Grace's Guide To British Industrial History

Registered UK Charity (No. 115342)

Grace's Guide is the leading source of historical information on industry and manufacturing in Britain. This web publication contains 162,253 pages of information and 244,496 images on early companies, their products and the people who designed and built them.

Grace's Guide is the leading source of historical information on industry and manufacturing in Britain. This web publication contains 147,919 pages of information and 233,587 images on early companies, their products and the people who designed and built them.

Frank Gerald Wilkinson

From Graces Guide

Frank Gerald Wilkinson (1878-1944)


1945 Obituary [1]

FRANK GERALD WILKINSON, whose death occurred at Northwood, Middlesex, on 23rd April 1944, was for nearly twenty years engineer to the Borough of Willesden. He was born in 1878 and after serving his apprenticeship with Messrs. Howard and Bullough, Ltd., textile engineers, of Accrington, from 1893 to 1898, attended classes at the Municipal College of Technology in Manchester for two years. On the completion of a short engagement as assistant to the surveyor of the Whitworth Urban District Council, he filled a similar position under the borough engineer of Rawtenstall and was employed on the erection of a destructor and the construction of sewers.

From 1903 to 1907 he was resident engineer to the Rochdale Corporation. He then obtained his first appointment in the South as deputy engineer to the Borough of Wimbledon, where he was responsible to the chief engineer for the execution of numerous works, including electric pumping plant and the erection of a destructor. Eight years later he became engineer and surveyor to the Borough of Deptford, and in 1919 entered upon his final position at Willesden, which he held until his retirement owing to ill health in 1938.
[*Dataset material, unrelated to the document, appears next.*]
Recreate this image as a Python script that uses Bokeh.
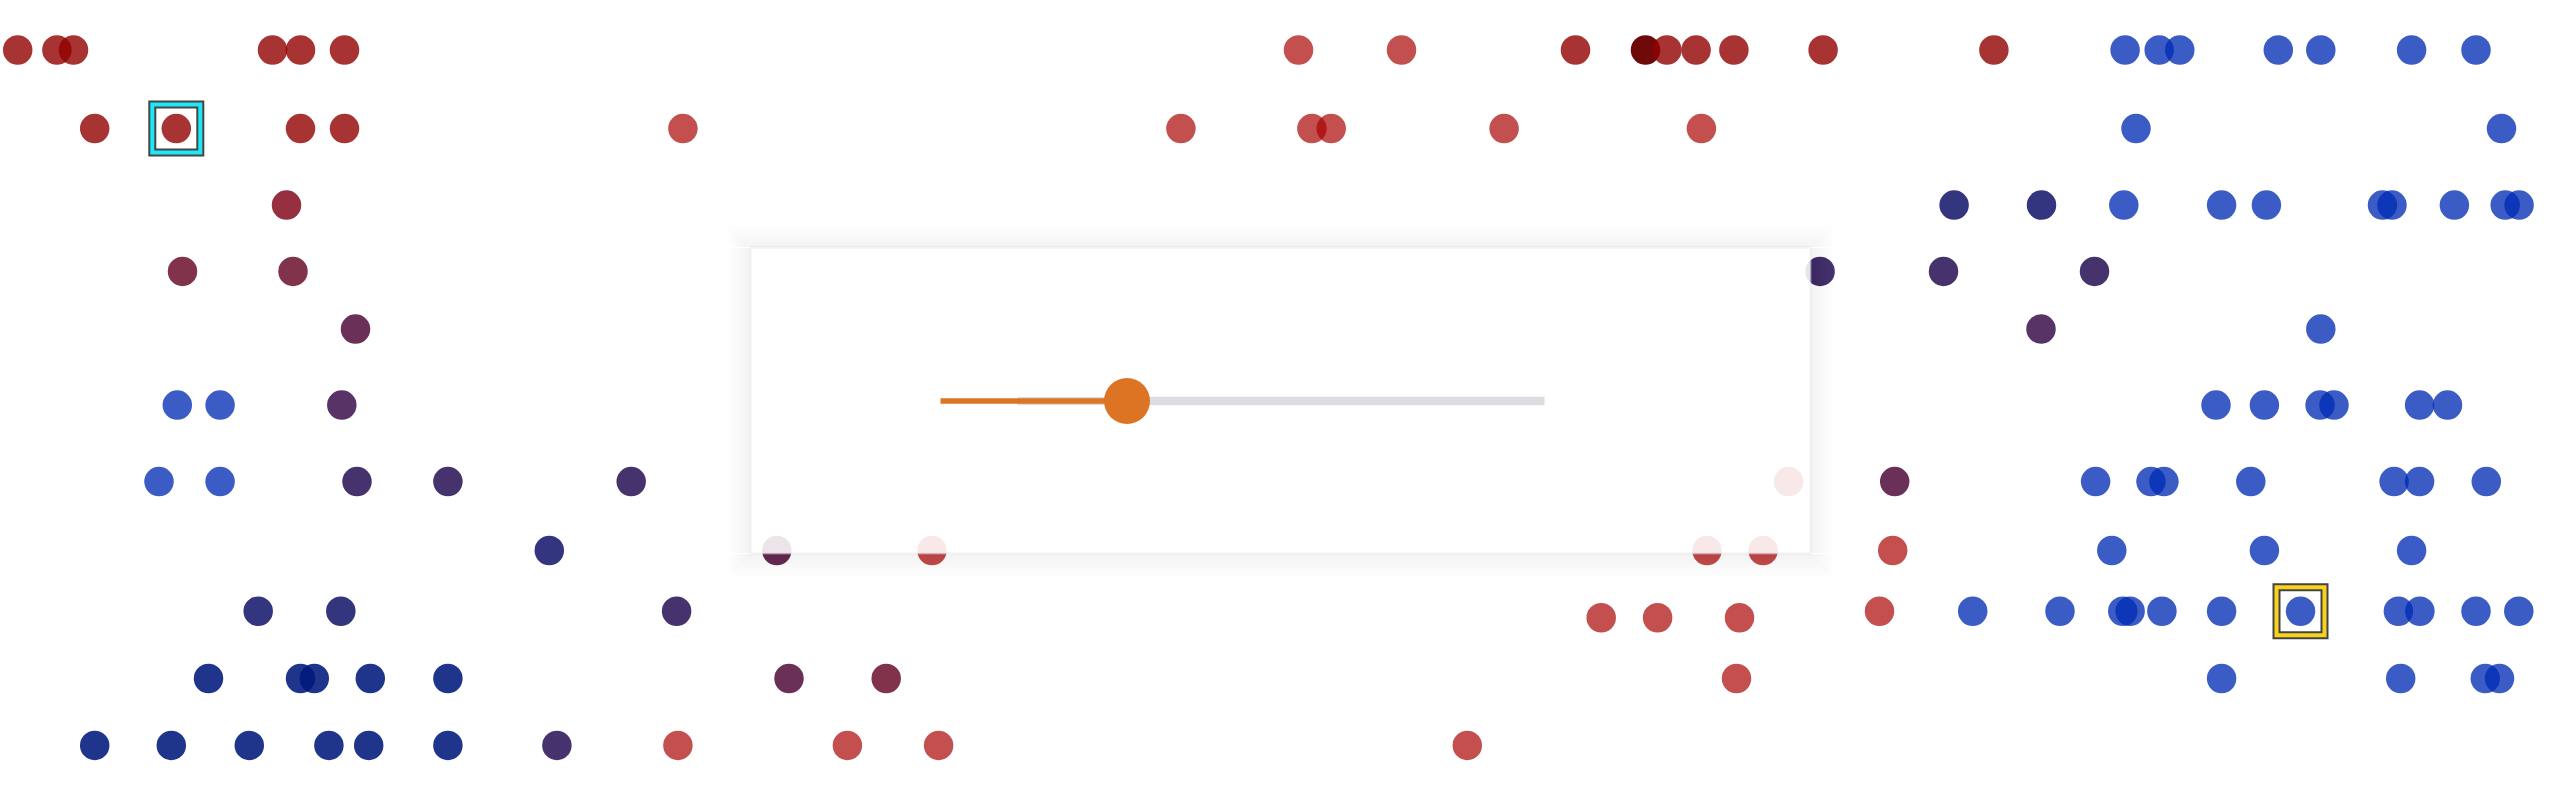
from bokeh.plotting import figure
from bokeh.models import ColumnDataSource, Range1d, BoxAnnotation
from bokeh.embed import file_html
from bokeh.resources import INLINE

# ---------------- data ----------------
# colour classes (tone index -> colour, alpha): light red, red, ... purple ..., navy, bright blue, deep red
tone_colors = ["#aa0000", "#920000", "#7e0014", "#61001e", "#480030",
               "#2d0040", "#18004a", "#00025f", "#00197c", "#002bb3", "#680000"]
tone_alphas = [0.69, 0.80, 0.81, 0.80, 0.81, 0.80, 0.80, 0.80, 0.88, 0.77, 0.96]

row_y = {"A": 49.5, "B": 128.1, "C": 204.6, "D": 270.9, "E": 328.6, "F": 404.6,
         "G": 481.1, "H": 550.0, "I": 610.7, "I2": 617.3, "J": 678.0, "K": 744.9}

row_a_x = [17.2, 56.4, 73.0, 272.0, 300.0, 344.0, 1298.0, 1401.0, 1575.0, 1645.0,
           1666.4, 1695.6, 1733.4, 1822.6, 1993.4, 2124.6, 2158.7, 2179.3, 2277.8, 2320.3,
           2411.1, 2475.5]
row_a_t = [1, 1, 1, 1, 1, 1, 0, 0, 1, 10, 1, 1, 1, 1, 1, 9, 9, 9, 9, 9, 9, 9]

row_b_x = [94.2, 175.8, 300.0, 344.0, 682.4, 1180.4, 1311.4, 1330.7, 1503.6, 1700.9, 2135.5, 2501.0]
row_b_t = [1, 1, 1, 1, 0, 0, 0, 0, 0, 0, 9, 9]

row_c_x = [286.0, 1953.6, 2041.0, 2123.3, 2221.1, 2265.9, 2382.0, 2391.5, 2453.9, 2504.7, 2518.6]
row_c_t = [2, 7, 7, 9, 9, 9, 9, 9, 9, 9, 9]

row_d_x = [182.0, 292.5, 1819.6, 1943.0, 2094.0]
row_d_t = [3, 3, 6, 6, 6]

row_e_x = [355.0, 2040.5, 2320.3]
row_e_t = [4, 5, 9]

row_f_x = [176.8, 219.6, 341.3, 2215.5, 2263.9, 2319.6, 2333.5, 2419.1, 2447.0]
row_f_t = [9, 9, 5, 9, 9, 9, 9, 9, 9]

row_g_x = [158.5, 219.6, 356.5, 447.4, 630.7, 1788.1, 1894.2, 2095.1, 2150.5, 2163.4,
           2250.3, 2393.6, 2419.1, 2485.8]
row_g_t = [9, 9, 6, 6, 6, 0, 4, 9, 9, 9, 9, 9, 9, 9]

row_h_x = [548.8, 776.3, 931.5, 1706.5, 1762.6, 1892.2, 2111.3, 2263.9, 2411.1]
row_h_t = [7, 4, 0, 0, 0, 0, 9, 9, 9]

row_i_x = [257.7, 340.3, 676.1, 1879.0, 1972.2, 2059.5, 2122.3, 2129.6, 2161.4, 2221.1,
           2300.0, 2397.9, 2419.4, 2475.5, 2518.3]
row_i_t = [7, 7, 6, 0, 9, 9, 9, 9, 9, 9, 9, 9, 9, 9, 9]

row_i2_x = [1600.7, 1657.1, 1739.0]
row_i2_t = [0, 0, 0]

row_j_x = [208.0, 300.0, 313.8, 369.8, 447.4, 788.5, 885.7, 1736.0, 2221.1, 2400.2, 2484.8, 2499.0]
row_j_t = [8, 8, 8, 8, 8, 4, 3, 0, 9, 9, 9, 9]

row_k_x = [94.2, 170.8, 248.8, 328.4, 368.2, 447.4, 556.4, 677.4, 846.9, 938.1, 1466.8]
row_k_t = [8, 8, 8, 8, 8, 8, 6, 0, 0, 0, 0]

# highlighted (selected) points
highlight_x = [175.8, 2300.0]
highlight_y = [128.1, 610.7]
highlight_colors = ["#1ee8f7", "#f8d21c"]

# slider overlay (panel box and slider state)
panel_left, panel_right, panel_top, panel_bottom = 750.0, 1810.0, 247.0, 553.0
slider_y = 400.5
slider_track = (1017.0, 1544.0)
slider_bar_start = 940.0
slider_value = 1126.5

# ---------------- assemble ----------------
rows = [("A", row_a_x, row_a_t), ("B", row_b_x, row_b_t), ("C", row_c_x, row_c_t),
        ("D", row_d_x, row_d_t), ("E", row_e_x, row_e_t), ("F", row_f_x, row_f_t),
        ("G", row_g_x, row_g_t), ("H", row_h_x, row_h_t), ("I", row_i_x, row_i_t),
        ("I2", row_i2_x, row_i2_t), ("J", row_j_x, row_j_t), ("K", row_k_x, row_k_t)]
xs, ys, cols, alphas = [], [], [], []
for key, rx, rt in rows:
    for xv, tv in zip(rx, rt):
        xs.append(xv)
        ys.append(row_y[key])
        cols.append(tone_colors[tv])
        alphas.append(tone_alphas[tv])
src = ColumnDataSource(dict(x=xs, y=ys, color=cols, alpha=alphas))

W, H = 2561, 801
p = figure(width=W, height=H, x_range=Range1d(0, W), y_range=Range1d(H, 0),
           output_backend="svg", toolbar_location=None, min_border=0,
           x_axis_type=None, y_axis_type=None)
p.outline_line_color = None
p.background_fill_color = "white"
p.border_fill_color = "white"

p.scatter("x", "y", source=src, size=29.5, fill_color="color", fill_alpha="alpha", line_color=None)

hsrc = ColumnDataSource(dict(x=highlight_x, y=highlight_y, color=highlight_colors))
p.scatter("x", "y", source=hsrc, marker="square", size=48, fill_color=None,
          line_color="#444444", line_width=8, line_join="miter")
p.scatter("x", "y", source=hsrc, marker="square", size=48, fill_color=None,
          line_color="color", line_width=4, line_join="miter")

# soft shadow around the panel: rings of thin strips outside the panel only
def shadow_strip(l, r, t, b):
    p.add_layout(BoxAnnotation(left=l, right=r, top=t, bottom=b,
                               fill_color="black", fill_alpha=0.0045, line_color=None))

for k in range(1, 13):
    d = 2 * k
    sl, sr = panel_left - d, panel_right + d
    st, sb = panel_top - d + 1, panel_bottom + d + 1
    shadow_strip(sl, sr, st, panel_top)            # above
    shadow_strip(sl, sr, panel_bottom, sb)         # below
    shadow_strip(sl, panel_left, panel_top, panel_bottom)   # left
    shadow_strip(panel_right, sr, panel_top, panel_bottom)  # right

p.add_layout(BoxAnnotation(left=panel_left, right=panel_right, top=panel_top, bottom=panel_bottom,
                           fill_color="white", fill_alpha=0.87,
                           line_color="#dcdce1", line_width=2.5))

# slider drawn above the panel
p.segment(x0=[slider_track[0]], y0=[slider_y], x1=[slider_track[1]], y1=[slider_y],
          line_color="#dcdde2", line_width=8.5, line_cap="butt", level="overlay")
p.segment(x0=[slider_bar_start], y0=[slider_y], x1=[slider_value], y1=[slider_y],
          line_color="#dc7423", line_width=5.5, line_cap="butt", level="overlay")
p.scatter([slider_value], [slider_y], size=46, fill_color="#dc7423", line_color=None,
          level="overlay")

open("out.html", "w").write(file_html(p, INLINE))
He was an authority on main drainage and road construction and the author of a treatise on the latter subject. During his twenty years' service at Willesden he was responsible for the extensive industrial development which took place and for the subsequent housing schemes. Mr. Wilkinson will long be remembered in connection with the work which he performed on behalf of the Municipal and County Engineers Widows and Orphans Fund, and his unfailing interest in the training of young future municipal engineers. He was elected a Graduate of the Institution in 1901 and was transferred to Associate Membership in 1903 and to Membership in 1922. He was also a Member of the Institution of Civil Engineers. In addition he was a past-president of the Institution of Municipal and County Engineers.